=== DATA SECTION ===
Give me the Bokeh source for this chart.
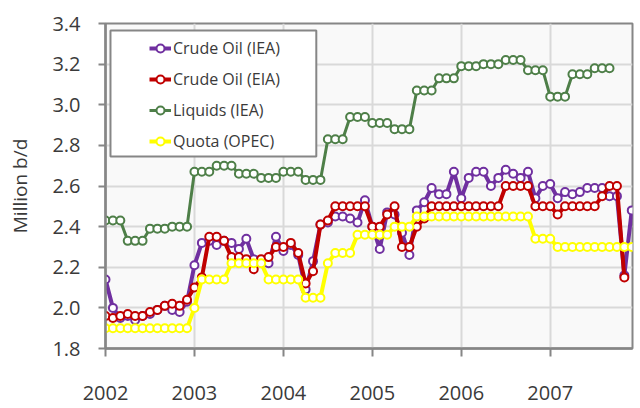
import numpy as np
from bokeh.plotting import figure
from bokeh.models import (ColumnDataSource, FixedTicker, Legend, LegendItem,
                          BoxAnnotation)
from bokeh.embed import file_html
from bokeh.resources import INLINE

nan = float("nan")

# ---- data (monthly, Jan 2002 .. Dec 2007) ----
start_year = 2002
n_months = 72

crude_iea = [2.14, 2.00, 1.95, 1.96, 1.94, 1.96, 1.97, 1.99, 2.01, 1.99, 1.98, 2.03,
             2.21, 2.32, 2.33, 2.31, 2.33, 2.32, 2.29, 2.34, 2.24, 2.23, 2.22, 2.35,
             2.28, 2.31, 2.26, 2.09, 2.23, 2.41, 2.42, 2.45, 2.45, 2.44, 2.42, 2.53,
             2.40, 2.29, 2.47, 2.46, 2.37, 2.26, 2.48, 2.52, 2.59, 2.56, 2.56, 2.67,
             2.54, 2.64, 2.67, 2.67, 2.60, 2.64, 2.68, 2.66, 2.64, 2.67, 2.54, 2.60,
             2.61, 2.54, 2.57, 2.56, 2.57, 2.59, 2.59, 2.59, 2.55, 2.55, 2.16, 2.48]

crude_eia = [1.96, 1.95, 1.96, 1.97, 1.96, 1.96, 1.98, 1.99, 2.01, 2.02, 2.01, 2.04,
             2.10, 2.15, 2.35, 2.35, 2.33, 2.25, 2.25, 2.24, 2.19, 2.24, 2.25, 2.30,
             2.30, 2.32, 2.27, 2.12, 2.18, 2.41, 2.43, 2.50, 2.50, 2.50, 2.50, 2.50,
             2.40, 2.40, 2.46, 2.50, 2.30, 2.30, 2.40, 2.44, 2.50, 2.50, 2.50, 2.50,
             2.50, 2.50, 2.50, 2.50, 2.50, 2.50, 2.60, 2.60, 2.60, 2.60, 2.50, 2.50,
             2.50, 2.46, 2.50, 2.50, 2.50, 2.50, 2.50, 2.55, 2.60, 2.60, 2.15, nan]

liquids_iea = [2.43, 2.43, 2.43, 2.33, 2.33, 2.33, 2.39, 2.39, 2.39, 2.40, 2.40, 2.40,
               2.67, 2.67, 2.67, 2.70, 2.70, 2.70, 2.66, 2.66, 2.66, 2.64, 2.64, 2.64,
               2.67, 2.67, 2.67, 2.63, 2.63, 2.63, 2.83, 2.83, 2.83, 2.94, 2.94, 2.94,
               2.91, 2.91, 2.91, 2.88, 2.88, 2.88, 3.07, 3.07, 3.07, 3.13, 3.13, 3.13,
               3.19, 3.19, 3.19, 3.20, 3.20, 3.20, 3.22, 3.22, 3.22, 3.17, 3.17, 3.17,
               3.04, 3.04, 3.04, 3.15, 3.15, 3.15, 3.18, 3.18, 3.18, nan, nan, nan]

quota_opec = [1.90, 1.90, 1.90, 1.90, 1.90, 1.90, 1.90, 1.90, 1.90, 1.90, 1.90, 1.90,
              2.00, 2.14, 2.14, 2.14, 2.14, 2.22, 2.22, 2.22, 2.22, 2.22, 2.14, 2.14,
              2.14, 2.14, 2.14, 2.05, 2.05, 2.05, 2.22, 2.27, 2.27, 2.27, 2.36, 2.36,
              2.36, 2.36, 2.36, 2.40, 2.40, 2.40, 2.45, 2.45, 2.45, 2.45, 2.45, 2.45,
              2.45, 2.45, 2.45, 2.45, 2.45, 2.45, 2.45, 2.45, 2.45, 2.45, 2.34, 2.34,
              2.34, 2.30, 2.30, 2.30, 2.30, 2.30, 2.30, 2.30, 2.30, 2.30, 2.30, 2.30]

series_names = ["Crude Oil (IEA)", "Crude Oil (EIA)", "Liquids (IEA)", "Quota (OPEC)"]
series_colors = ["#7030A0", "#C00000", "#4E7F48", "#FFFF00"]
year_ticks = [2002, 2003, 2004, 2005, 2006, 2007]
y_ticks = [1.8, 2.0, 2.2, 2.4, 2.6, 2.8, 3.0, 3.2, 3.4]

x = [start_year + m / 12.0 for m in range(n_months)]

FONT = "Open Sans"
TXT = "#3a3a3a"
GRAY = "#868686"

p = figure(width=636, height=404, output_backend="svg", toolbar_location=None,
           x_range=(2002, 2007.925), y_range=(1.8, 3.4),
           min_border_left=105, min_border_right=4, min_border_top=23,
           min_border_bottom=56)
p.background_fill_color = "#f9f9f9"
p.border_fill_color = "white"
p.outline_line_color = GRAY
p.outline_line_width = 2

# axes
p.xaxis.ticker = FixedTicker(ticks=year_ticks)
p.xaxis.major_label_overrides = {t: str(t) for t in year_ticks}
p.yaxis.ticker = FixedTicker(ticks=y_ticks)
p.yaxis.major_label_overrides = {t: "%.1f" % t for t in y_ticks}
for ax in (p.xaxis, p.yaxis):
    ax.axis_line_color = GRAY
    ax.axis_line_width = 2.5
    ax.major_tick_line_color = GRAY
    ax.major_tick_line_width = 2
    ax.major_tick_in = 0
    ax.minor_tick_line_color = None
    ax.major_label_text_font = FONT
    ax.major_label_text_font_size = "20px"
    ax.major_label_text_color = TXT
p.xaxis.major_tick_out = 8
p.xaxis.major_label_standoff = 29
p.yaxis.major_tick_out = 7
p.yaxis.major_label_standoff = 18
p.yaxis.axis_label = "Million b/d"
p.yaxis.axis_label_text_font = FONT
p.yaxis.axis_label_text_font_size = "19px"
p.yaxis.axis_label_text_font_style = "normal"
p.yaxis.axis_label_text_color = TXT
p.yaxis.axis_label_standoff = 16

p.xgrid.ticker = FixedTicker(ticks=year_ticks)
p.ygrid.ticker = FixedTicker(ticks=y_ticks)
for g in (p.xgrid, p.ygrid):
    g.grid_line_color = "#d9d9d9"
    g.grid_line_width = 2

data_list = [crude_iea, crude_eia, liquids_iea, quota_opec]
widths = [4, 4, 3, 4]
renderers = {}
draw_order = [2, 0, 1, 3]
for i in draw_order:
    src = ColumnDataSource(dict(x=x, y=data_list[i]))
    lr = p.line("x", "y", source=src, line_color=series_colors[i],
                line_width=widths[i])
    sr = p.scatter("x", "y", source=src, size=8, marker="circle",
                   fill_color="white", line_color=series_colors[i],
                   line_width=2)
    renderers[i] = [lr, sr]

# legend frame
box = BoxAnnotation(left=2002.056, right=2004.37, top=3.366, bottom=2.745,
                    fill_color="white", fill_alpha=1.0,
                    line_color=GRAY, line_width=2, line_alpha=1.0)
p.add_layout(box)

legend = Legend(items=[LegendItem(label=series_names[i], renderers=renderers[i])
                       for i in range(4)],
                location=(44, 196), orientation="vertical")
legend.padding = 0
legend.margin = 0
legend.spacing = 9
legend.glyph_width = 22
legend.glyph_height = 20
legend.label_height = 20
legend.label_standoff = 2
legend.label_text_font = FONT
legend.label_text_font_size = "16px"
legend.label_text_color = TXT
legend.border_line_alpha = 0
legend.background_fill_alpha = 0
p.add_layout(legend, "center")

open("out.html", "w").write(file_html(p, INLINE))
===
◆ WRITTEN PROBLEM ◆
Starting at the first line of the material, output exactly the lines up to and including the one with "nan, nan, nan]". Do not include the pictures.

◆ RESULT OF THE TASK ◆
Give me the Bokeh source for this chart.
import numpy as np
from bokeh.plotting import figure
from bokeh.models import (ColumnDataSource, FixedTicker, Legend, LegendItem,
                          BoxAnnotation)
from bokeh.embed import file_html
from bokeh.resources import INLINE

nan = float("nan")

# ---- data (monthly, Jan 2002 .. Dec 2007) ----
start_year = 2002
n_months = 72

crude_iea = [2.14, 2.00, 1.95, 1.96, 1.94, 1.96, 1.97, 1.99, 2.01, 1.99, 1.98, 2.03,
             2.21, 2.32, 2.33, 2.31, 2.33, 2.32, 2.29, 2.34, 2.24, 2.23, 2.22, 2.35,
             2.28, 2.31, 2.26, 2.09, 2.23, 2.41, 2.42, 2.45, 2.45, 2.44, 2.42, 2.53,
             2.40, 2.29, 2.47, 2.46, 2.37, 2.26, 2.48, 2.52, 2.59, 2.56, 2.56, 2.67,
             2.54, 2.64, 2.67, 2.67, 2.60, 2.64, 2.68, 2.66, 2.64, 2.67, 2.54, 2.60,
             2.61, 2.54, 2.57, 2.56, 2.57, 2.59, 2.59, 2.59, 2.55, 2.55, 2.16, 2.48]

crude_eia = [1.96, 1.95, 1.96, 1.97, 1.96, 1.96, 1.98, 1.99, 2.01, 2.02, 2.01, 2.04,
             2.10, 2.15, 2.35, 2.35, 2.33, 2.25, 2.25, 2.24, 2.19, 2.24, 2.25, 2.30,
             2.30, 2.32, 2.27, 2.12, 2.18, 2.41, 2.43, 2.50, 2.50, 2.50, 2.50, 2.50,
             2.40, 2.40, 2.46, 2.50, 2.30, 2.30, 2.40, 2.44, 2.50, 2.50, 2.50, 2.50,
             2.50, 2.50, 2.50, 2.50, 2.50, 2.50, 2.60, 2.60, 2.60, 2.60, 2.50, 2.50,
             2.50, 2.46, 2.50, 2.50, 2.50, 2.50, 2.50, 2.55, 2.60, 2.60, 2.15, nan]

liquids_iea = [2.43, 2.43, 2.43, 2.33, 2.33, 2.33, 2.39, 2.39, 2.39, 2.40, 2.40, 2.40,
               2.67, 2.67, 2.67, 2.70, 2.70, 2.70, 2.66, 2.66, 2.66, 2.64, 2.64, 2.64,
               2.67, 2.67, 2.67, 2.63, 2.63, 2.63, 2.83, 2.83, 2.83, 2.94, 2.94, 2.94,
               2.91, 2.91, 2.91, 2.88, 2.88, 2.88, 3.07, 3.07, 3.07, 3.13, 3.13, 3.13,
               3.19, 3.19, 3.19, 3.20, 3.20, 3.20, 3.22, 3.22, 3.22, 3.17, 3.17, 3.17,
               3.04, 3.04, 3.04, 3.15, 3.15, 3.15, 3.18, 3.18, 3.18, nan, nan, nan]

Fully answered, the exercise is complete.